相手の女性が持っていたバックがハンドルに引っかかるほど近くを自転車で走行したというのですから、相手の女性に過失は認められないでしょう。

 相談者 

そうですか...
ところで、今、自転車は歩道を徐行しなければならないと言っていましたが、徐行って具体的に何キロくらいをいうのですか。

 弁護士 

徐行とは車両が直ちに停止できる速度をいいますが、自転車の徐行は、歩行者の歩く速度がだいたい時速4キロ程度といわれていますから、そのことから考えて時速6~8キロ程度といわれています。

過失割合の修正要素は?

 相談者 

それでは、歩道に「自転車通行指定部分」が指定されている場合で、その指定部分で歩行者と自転車とが接触した場合、歩行者側にも過失がでるのでしょうか。

 弁護士 

この場合、歩行者は自転車通行指定部分をできるだけ避けて通行するよう努めなければなりません(道交法10条3項)。

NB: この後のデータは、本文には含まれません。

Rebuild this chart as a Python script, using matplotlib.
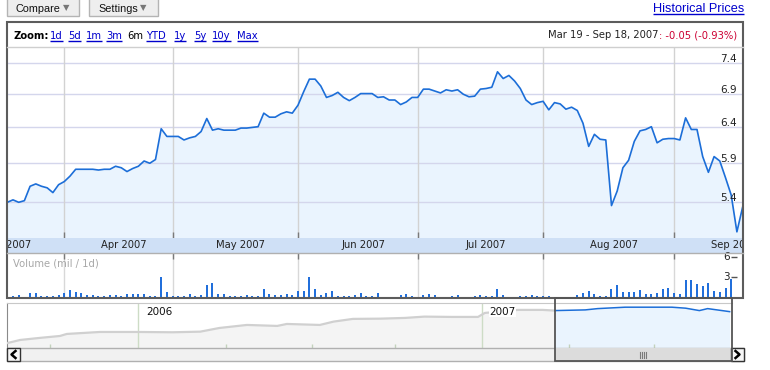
import matplotlib
matplotlib.use('Agg')
import matplotlib.pyplot as plt
import matplotlib.transforms as mtransforms
from matplotlib.patches import Rectangle
import numpy as np

# daily close, Mar 19 - Sep 18 2007 (one value per trading day)
price = [5.40, 5.43, 5.40, 5.42, 5.60, 5.63, 5.60, 5.58, 5.52, 5.62,
         5.66, 5.73, 5.82, 5.82, 5.82, 5.82, 5.81, 5.82, 5.82, 5.86,
         5.84, 5.79, 5.83, 5.86, 5.93, 5.90, 5.95, 6.38, 6.27, 6.27,
         6.27, 6.22, 6.25, 6.27, 6.34, 6.53, 6.36, 6.38, 6.36, 6.36,
         6.36, 6.39, 6.39, 6.40, 6.41, 6.61, 6.55, 6.55, 6.60, 6.63,
         6.61, 6.73, 6.94, 7.14, 7.14, 7.03, 6.85, 6.88, 6.93, 6.85,
         6.80, 6.85, 6.91, 6.91, 6.91, 6.85, 6.86, 6.81, 6.81, 6.74,
         6.78, 6.85, 6.85, 6.98, 6.98, 6.95, 6.92, 6.97, 6.95, 6.97,
         6.90, 6.86, 6.87, 6.98, 6.99, 7.01, 7.26, 7.15, 7.20, 7.11,
         6.99, 6.81, 6.74, 6.77, 6.79, 6.66, 6.77, 6.75, 6.67, 6.70,
         6.65, 6.46, 6.13, 6.30, 6.23, 6.22, 5.36, 5.54, 5.84, 5.94,
         6.20, 6.35, 6.37, 6.41, 6.18, 6.23, 6.24, 6.24, 6.22, 6.54,
         6.37, 6.37, 5.99, 5.78, 5.99, 5.93, 5.71, 5.49, 5.05, 5.34]

# volume, million shares per day
volume = [0.29, 0.32, 0.38, 0.16, 0.77, 0.68, 0.32, 0.32, 0.29, 0.43,
          0.68, 1.16, 0.91, 0.68, 0.39, 0.39, 0.29, 0.32, 0.39, 0.39,
          0.29, 0.54, 0.54, 0.58, 0.58, 0.32, 0.24, 3.05, 0.91, 0.24,
          0.29, 0.32, 0.58, 0.29, 0.39, 1.89, 2.23, 0.62, 0.58, 0.29,
          0.29, 0.29, 0.39, 0.32, 0.29, 1.35, 0.58, 0.39, 0.43, 0.62,
          0.39, 1.02, 0.97, 3.05, 1.35, 0.48, 0.68, 1.02, 0.29, 0.29,
          0.29, 0.39, 0.68, 0.29, 0.24, 0.68, 0.19, 0.19, 0.11, 0.39,
          0.58, 0.29, 0.19, 0.39, 0.54, 0.43, 0.19, 0.19, 0.24, 0.39,
          0.19, 0.19, 0.24, 0.39, 0.24, 0.24, 1.26, 0.43, 0.19, 0.19,
          0.24, 0.24, 0.43, 0.24, 0.24, 0.29, 0.05, 0.11, 0.11, 0.15,
          0.43, 0.73, 1.02, 0.58, 0.29, 0.24, 1.35, 1.84, 0.83, 0.87,
          0.83, 1.21, 0.58, 0.58, 0.73, 1.26, 1.41, 0.68, 0.54, 2.61,
          2.57, 2.03, 1.70, 2.13, 0.97, 0.87, 1.41, 2.81]

month_names = ['Mar 2007', 'Apr 2007', 'May 2007', 'Jun 2007',
               'Jul 2007', 'Aug 2007', 'Sep 2007']
month_start = [-12, 10, 29, 51, 72, 94, 117, 136]   # trading-day index of each month start
price_ticks = [5.4, 5.9, 6.4, 6.9, 7.4]
vol_ticks = [3, 6]

# overview strip (trading days relative to Mar 19 2007)
nav_x = [-399, -389, -375, -360, -355, -331, -303, -278, -258, -244, -224,
         -202, -195, -171, -161, -147, -127, -109, -95, -75, -56, -51,
         -27, -9, 0, 22, 31, 51, 85, 95, 105, 111, 127]
nav_v = [0.76, 1.30, 1.63, 1.95, 2.28, 2.60, 2.60, 2.55, 2.65, 3.25, 3.74,
         3.58, 3.90, 3.74, 4.28, 4.72, 4.76, 4.88, 5.09, 5.04, 5.04, 5.69,
         6.18, 6.18, 6.07, 6.18, 6.39, 6.62, 6.62, 6.46, 6.07, 6.39, 5.90]
nav_years = ['2006', '2007']
nav_year_x = [-303, -53]
nav_quarter_x = [-367, -239, -177, -116, 10, 72]

zoom_links = ['1d', '5d', '1m', '3m', '6m', 'YTD', '1y', '5y', '10y', 'Max']
zoom_link_x = [50, 68, 86, 106, 127, 146, 174, 194, 212, 237]
range_text = 'Mar 19 - Sep 18, 2007'
change_text = ': -0.05 (-0.93%)'

LINE = '#1c6ed8'
FILL = '#eaf4fe'
BAND = '#cfe0f6'
LINK = '#0000cc'
CHART_FONT = ['DejaVu Sans']
UI_FONT = ['Liberation Sans', 'DejaVu Sans']

W, H = 770, 370
fig = plt.figure(figsize=(W / 100, H / 100), dpi=100)
fig.patch.set_facecolor('white')


def box(x0, y0, x1, y1):
    return [x0 / W, 1 - y1 / H, (x1 - x0) / W, (y1 - y0) / H]


def bare(a):
    a.set_xticks([])
    a.set_yticks([])
    a.minorticks_off()
    for s in a.spines.values():
        s.set_visible(False)


ui = fig.add_axes([0, 0, 1, 1], zorder=0)
ui.set_xlim(0, W); ui.set_ylim(H, 0); ui.axis('off')
top = fig.add_axes([0, 0, 1, 1], zorder=10)
top.set_xlim(0, W); top.set_ylim(H, 0); top.axis('off')
rend = fig.canvas.get_renderer()


def underline(t, y, color):
    bb = t.get_window_extent(rend)
    ui.plot([bb.x0, bb.x1], [y, y], color=color, lw=1, solid_capstyle='butt')


# --- buttons and link on top ---
for x0, x1, label, tri in [(7, 79, 'Compare', 66.7), (89, 158, 'Settings', 143)]:
    ui.add_patch(Rectangle((x0, -2), x1 - x0, 18, fc='#eeeeee', ec='#b4b4b4', lw=1))
    ui.text(x0 + 9, 11.7, label, fontsize=7.8, family=UI_FONT, va='baseline', color='#111')
    ui.text(tri, 8, '\u25bc', fontsize=6, family=['DejaVu Sans'], ha='center', va='center', color='#777')
t = ui.text(744, 12, 'Historical Prices', fontsize=9.2, family=UI_FONT, ha='right',
            va='baseline', color=LINK)
underline(t, 13.6, LINK)

# --- zoom row ---
ui.text(13, 39, 'Zoom:', fontsize=7.2, family=CHART_FONT, weight='bold', va='baseline', color='#000')
for name, zx in zip(zoom_links, zoom_link_x):
    c = '#000' if name == '6m' else LINK
    t = ui.text(zx, 39, name, fontsize=7.2, family=CHART_FONT, va='baseline', color=c)
    if name != '6m':
        underline(t, 40.6, LINK)
t = ui.text(737, 38, change_text, fontsize=7.2, family=CHART_FONT, ha='right', va='baseline', color='#cc0033')
bb = t.get_window_extent(rend)
ui.text(bb.x0, 38, range_text, fontsize=7.2, family=CHART_FONT, ha='right', va='baseline', color='#222')

# --- price panel ---
x = np.arange(len(price))
xlim = (-0.05, 129.07)
ax = fig.add_axes(box(7, 47, 743, 238), zorder=2)
ax.set_yscale('log')
ax.set_xlim(*xlim)
ax.set_ylim(4.98, 7.68)
bare(ax)
ax.fill_between(x, price, 4.0, color=FILL, lw=0, zorder=1)
ax.hlines(price_ticks, *xlim, color='#d4d6ec', lw=1, zorder=2)
ax.vlines(month_start[1:-1], 4.98, 7.68, color='#d2d2d2', lw=1, zorder=2)
ax.vlines(month_start[1:-1], 0, 6 / 191, transform=ax.get_xaxis_transform(),
          color='#7a7a7a', lw=1, zorder=3)
ax.plot(x, price, color=LINE, lw=1.2, zorder=4)
lift = mtransforms.offset_copy(ax.transData, fig=fig, y=1.5, units='dots')
for v in price_ticks:
    ax.text(xlim[1] - 1.1, v, f'{v:.1f}', transform=lift, ha='right', va='baseline',
            fontsize=7.5, family=CHART_FONT, color='#222', zorder=5)

# --- month band ---
axd = fig.add_axes(box(7, 238, 743, 253), zorder=2)
axd.set_facecolor(BAND)
axd.set_xlim(*xlim); axd.set_ylim(0, 1)
bare(axd)
for k, name in enumerate(month_names):
    c = (month_start[k] + month_start[k + 1]) / 2 + 1
    axd.text(c, 0.5, name, ha='center', va='center', fontsize=7.2, family=CHART_FONT,
             color='#222', clip_on=True)

# --- volume panel ---
axv = fig.add_axes(box(7, 253, 743, 298), zorder=2)
axv.set_xlim(*xlim); axv.set_ylim(0, 6.55)
bare(axv)
axv.vlines(month_start[1:-1], 0, 6.55, color='#d8d8d8', lw=1)
axv.vlines(month_start[1:-1], 1 - 6 / 45, 1, transform=axv.get_xaxis_transform(),
           color='#7a7a7a', lw=1)
axv.vlines(np.arange(len(volume)), 0, volume, color='#0a60d8', lw=1.3)
axv.text(0.008, 0.76, 'Volume (mil / 1d)', transform=axv.transAxes, fontsize=7.2,
         family=CHART_FONT, color='#a8a8a8', va='center')
for v in vol_ticks:
    axv.text(xlim[1] - 2.3, v, str(v), ha='right', va='center', fontsize=7.5,
             family=CHART_FONT, color='#222')
    axv.hlines(v, xlim[1] - 2.1, xlim[1] - 1.0, color='#555', lw=1)

# --- overview strip ---
axn = fig.add_axes(box(7, 303, 731.7, 348), zorder=2)
axn.set_xlim(-398.5, 128.5); axn.set_ylim(0, 7.3)
bare(axn)
axn.spines['top'].set_visible(True); axn.spines['top'].set_color('#c8c8c8')
axn.spines['left'].set_visible(True); axn.spines['left'].set_color('#8a8a8a')
nx = np.array(nav_x); nv = np.array(nav_v)
old = nx <= 0
new = nx >= 0
axn.fill_between(nx[old], nv[old], 0, color='#f4f4f4', lw=0, zorder=1)
axn.fill_between(nx[new], nv[new], 0, color=FILL, lw=0, zorder=1)
axn.vlines(nav_year_x, 0, 7.3, color='#cddcc6', lw=1, zorder=2)
axn.vlines(nav_quarter_x, 0, 4 / 45, transform=axn.get_xaxis_transform(),
           color='#c3d2bc', lw=1, zorder=2)
axn.plot(nx[old], nv[old], color='#d0d0d0', lw=1.6, zorder=3)
axn.plot(nx[new], nv[new], color=LINE, lw=1.1, zorder=3)
for name, yx in zip(nav_years, nav_year_x):
    axn.text(yx + 5.5, 0.81, name, transform=axn.get_xaxis_transform(), fontsize=7.5,
             family=CHART_FONT, va='center', color='#111', zorder=4,
             bbox=dict(fc='white', ec='none', pad=0.3) if name == '2007' else None)

# --- frame, scrollbar, window ---
top.add_patch(Rectangle((7, 22), 736, 276, fc='none', ec='#5c5c5c', lw=1.5))
top.plot([7, 743], [47, 47], color='#cfcfcf', lw=1)
top.plot([7, 743], [253, 253], color='#b0b0b0', lw=1)
top.add_patch(Rectangle((7, 348), 737, 13, fc='#f1f1f1', ec='#b0b0b0', lw=1))
top.add_patch(Rectangle((555, 348), 176.7, 13, fc='#dcdcdc', ec='none'))
for gx in [639.5, 641.5, 643.5, 645.5]:
    top.plot([gx, gx], [351.5, 357.5], color='#7a7a7a', lw=0.8)
top.add_patch(Rectangle((7, 348), 13, 13, fc='#f6f6f6', ec='#333333', lw=1))
top.add_patch(Rectangle((731, 348), 13, 13, fc='#f6f6f6', ec='#333333', lw=1))
top.plot([15.5, 11.5, 15.5], [351, 354.5, 358], color='#000', lw=1.8)
top.plot([735.5, 739.5, 735.5], [351, 354.5, 358], color='#000', lw=1.8)
top.add_patch(Rectangle((554.5, 298), 177.2, 63, fc='none', ec='#555555', lw=1.3))

fig.savefig('out.png', dpi=100)
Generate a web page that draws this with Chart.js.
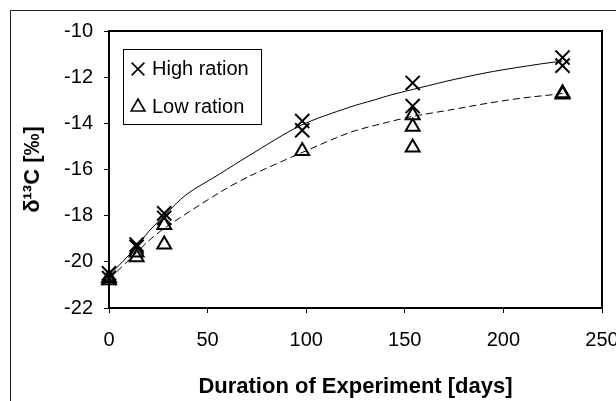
<!DOCTYPE html>
<html>
<head>
<meta charset="utf-8">
<title>δ13C over experiment duration</title>
<script src="https://cdn.jsdelivr.net/npm/chart.js"></script>
<style>
  html, body { margin: 0; padding: 0; background: #fff; }
  #js--chart { display: block; }
</style>
</head>
<body>
<canvas id="js--chart" width="616" height="401"></canvas>
<script>
// measured points (days, per mil)
const highDays = [0, 0, 14, 14, 28, 28, 98, 98, 154, 154, 230, 230];
const highValues = [-20.5, -20.7, -19.25, -19.35, -17.9, -18.1, -13.9, -14.3, -12.25, -13.25, -11.15, -11.5];

const lowDays = [0, 0, 14, 14, 28, 28, 98, 154, 154, 154, 230, 230];
const lowValues = [-20.7, -20.8, -19.6, -19.8, -18.4, -19.25, -15.2, -13.65, -14.15, -15.05, -12.7, -12.75];

// fitted curves
const highCurveDays = [0, 14, 20, 28, 39, 56, 71, 97, 122, 134, 143, 158, 175, 195, 217, 230];
const highCurveValues = [-20.6, -19.35, -18.7, -18.0, -17.1, -16.2, -15.4, -14.1, -13.3, -13.0, -12.77, -12.45, -12.1, -11.75, -11.45, -11.3];

const lowCurveDays = [0, 14, 20, 28, 56, 71, 97, 122, 139, 154, 173, 192, 210, 226, 230];
const lowCurveValues = [-20.75, -19.6, -19.1, -18.55, -17.0, -16.3, -15.3, -14.4, -14.0, -13.7, -13.42, -13.13, -12.9, -12.75, -12.7];

const xTicks = [0, 50, 100, 150, 200, 250];
const yTicks = [-22, -20, -18, -16, -14, -12, -10];

const legendLabels = ["High ration", "Low ration"];

const fontFamily = "'Liberation Sans', Arial, sans-serif";

function toPoints(xs, ys){
    return xs.map(function(x, i){
        return {x: x, y: ys[i]};
    });
}

const framePlugin = {
    id: "frame",
    beforeDraw: function(chart){
        const ctx = chart.ctx;
        ctx.save();
        ctx.fillStyle = "#fff";
        ctx.fillRect(0, 0, chart.width, chart.height);
        // outer chart border (runs off the right and bottom)
        ctx.fillStyle = "#222";
        ctx.fillRect(10, 10, 1, chart.height - 10);
        ctx.fillRect(10, 10, chart.width - 10, 1);
        ctx.restore();
    },
    afterDatasetsDraw: function(chart){
        const a = chart.chartArea;
        const ctx = chart.ctx;
        const l = Math.round(a.left), t = Math.round(a.top);
        const r = Math.round(a.right), b = Math.round(a.bottom);
        ctx.save();
        ctx.fillStyle = "#000";
        ctx.fillRect(l - 1, t - 1, r - l + 2, 2);
        ctx.fillRect(l - 1, b - 1, r - l + 2, 2);
        ctx.fillRect(l - 1, t - 1, 2, b - t + 2);
        ctx.fillRect(r - 1, t - 1, 2, b - t + 2);
        ctx.restore();
    }
};

const legendPlugin = {
    id: "boxLegend",
    afterDraw: function(chart){
        const ctx = chart.ctx;
        const styles = ["crossRot", "triangle"];
        const radii = [9, 8];
        ctx.save();
        ctx.setLineDash([]);
        ctx.fillStyle = "#000";
        ctx.fillRect(123, 49, 139, 1);
        ctx.fillRect(123, 124, 139, 1);
        ctx.fillRect(123, 49, 1, 76);
        ctx.fillRect(261, 49, 1, 76);
        ctx.font = "20px " + fontFamily;
        ctx.textBaseline = "alphabetic";
        ctx.textAlign = "left";
        for (let i = 0; i < legendLabels.length; i++){
            const cy = 69 + i * 38;
            ctx.fillStyle = "rgba(0,0,0,0)";
            ctx.strokeStyle = "#000";
            ctx.lineWidth = 1.6;
            Chart.helpers.drawPoint(ctx, {pointStyle: styles[i], radius: radii[i], borderWidth: 1.6}, 138, cy);
            ctx.fillStyle = "#000";
            ctx.fillText(legendLabels[i], 152, 75 + i * 38);
        }
        ctx.restore();
    }
};

const data = {
    datasets: [
        {
            label: "High ration fit",
            data: toPoints(highCurveDays, highCurveValues),
            showLine: true,
            borderColor: "#000",
            borderWidth: 1,
            pointRadius: 0,
            tension: 0.3
        },
        {
            label: "Low ration fit",
            data: toPoints(lowCurveDays, lowCurveValues),
            showLine: true,
            borderColor: "#000",
            borderWidth: 1,
            borderDash: [7, 4],
            pointRadius: 0,
            tension: 0.3
        },
        {
            label: "High ration",
            data: toPoints(highDays, highValues),
            pointStyle: "crossRot",
            pointRadius: 10,
            pointBorderWidth: 2,
            borderColor: "#000",
            backgroundColor: "transparent",
            clip: false
        },
        {
            label: "Low ration",
            data: toPoints(lowDays, lowValues),
            pointStyle: "triangle",
            pointRadius: 8,
            pointBorderWidth: 2,
            borderColor: "#000",
            backgroundColor: "transparent",
            clip: false
        }
    ]
};

const config = {
    type: "scatter",
    data: data,
    plugins: [framePlugin, legendPlugin],
    options: {
        responsive: false,
        animation: false,
        devicePixelRatio: 1,
        layout: {padding: {left: 0, top: 31, right: 14, bottom: 0}},
        plugins: {
            legend: {display: false},
            tooltip: {enabled: false}
        },
        scales: {
            x: {
                type: "linear",
                min: 0,
                max: 250,
                afterBuildTicks: function(scale){
                    scale.ticks = xTicks.map(function(v){ return {value: v}; });
                },
                afterFit: function(scale){
                    scale.height = 93;
                    scale.paddingLeft = 0;
                    scale.paddingRight = 0;
                },
                grid: {drawOnChartArea: false, drawTicks: true, tickLength: 5, tickColor: "#000", lineWidth: 1},
                border: {display: true, color: "#000", width: 2},
                ticks: {color: "#000", padding: 15, maxRotation: 0, autoSkip: false, font: {family: fontFamily, size: 20}},
                title: {
                    display: true,
                    text: "Duration of Experiment [days]",
                    color: "#000",
                    font: {family: fontFamily, size: 22, weight: "bold"},
                    padding: {top: 0, bottom: 1}
                }
            },
            y: {
                type: "linear",
                min: -22,
                max: -10,
                afterBuildTicks: function(scale){
                    scale.ticks = yTicks.map(function(v){ return {value: v}; });
                },
                afterFit: function(scale){
                    scale.width = 109;
                    scale.paddingTop = 0;
                    scale.paddingBottom = 0;
                },
                grid: {drawOnChartArea: false, drawTicks: true, tickLength: 5, tickColor: "#000", lineWidth: 1},
                border: {display: true, color: "#000", width: 2},
                ticks: {color: "#000", padding: 11, font: {family: fontFamily, size: 20}},
                title: {
                    display: true,
                    text: "δ¹³C [‰]",
                    color: "#000",
                    font: {family: fontFamily, size: 22, weight: "bold"},
                    padding: {top: 20, bottom: 0}
                }
            }
        }
    }
};

const chart = new Chart(document.getElementById("js--chart"), config);
</script>
</body>
</html>
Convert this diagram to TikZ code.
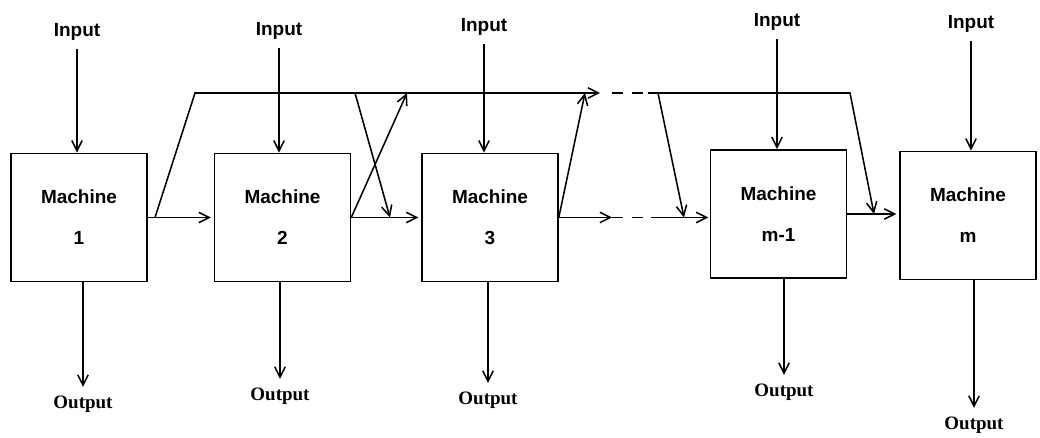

他方で、自転車は指定部分では、歩行者がいなければ安全な速度で走行することができますが、歩道上での歩行者優先は同じで、歩行者を発見すれば徐行しなければなりませんし、歩行者の通行を妨げる場合には一時停止をしなければなりません。
したがって、裁判などで参考にされる過失相殺基準(別冊判例タイムズ38 民事交通訴訟における過失相殺率の認定基準 全訂5版)でも、自転車通行指定部分での事故だからといって歩行者に過失を認めるのは相当でないとされています。

 相談者 

では、どういった場合に歩行者にも過失があったとされるのでしょうか。

 弁護士 

歩行者は、歩道上で自転車に対して注意を払う義務はないとされていることから、歩道上で事故が発生した場合、原則として歩行者側に過失が認められることはありません。
ただ、歩道を通行することが許されている自転車が、歩道中央から車両寄りを徐行しながら通行しており、歩行者がわずかに注意をすれば事故を回避することができた場合には若干の過失が歩行者側にも発生するとされています。裁判などで参考にされる過失相殺基準では、具体例として、歩行者が予想外に大きくふらつくなどして、自転車の進路前方に急に飛び出してきた場合が想定されており、5%ほどの過失が歩行者にも認められるようです。

自転車保険の加入も検討しよう!

 相談者 

自転車の責任は厳しいのですね。それでは、自転車で事故を起こしてしまった場合、自動車保険は使えますか。

 弁護士 

原則としては使えませんが、保険の特約で「個人賠償責任保険」が付いていれば使えます。
また、加害者になった場合の責任保険と被害者になった場合の傷害保険とをセットにした「自転車保険」などもありますから、自転車をよく利用するような人は、事故に備えて加入を検討してみるとよいでしょう。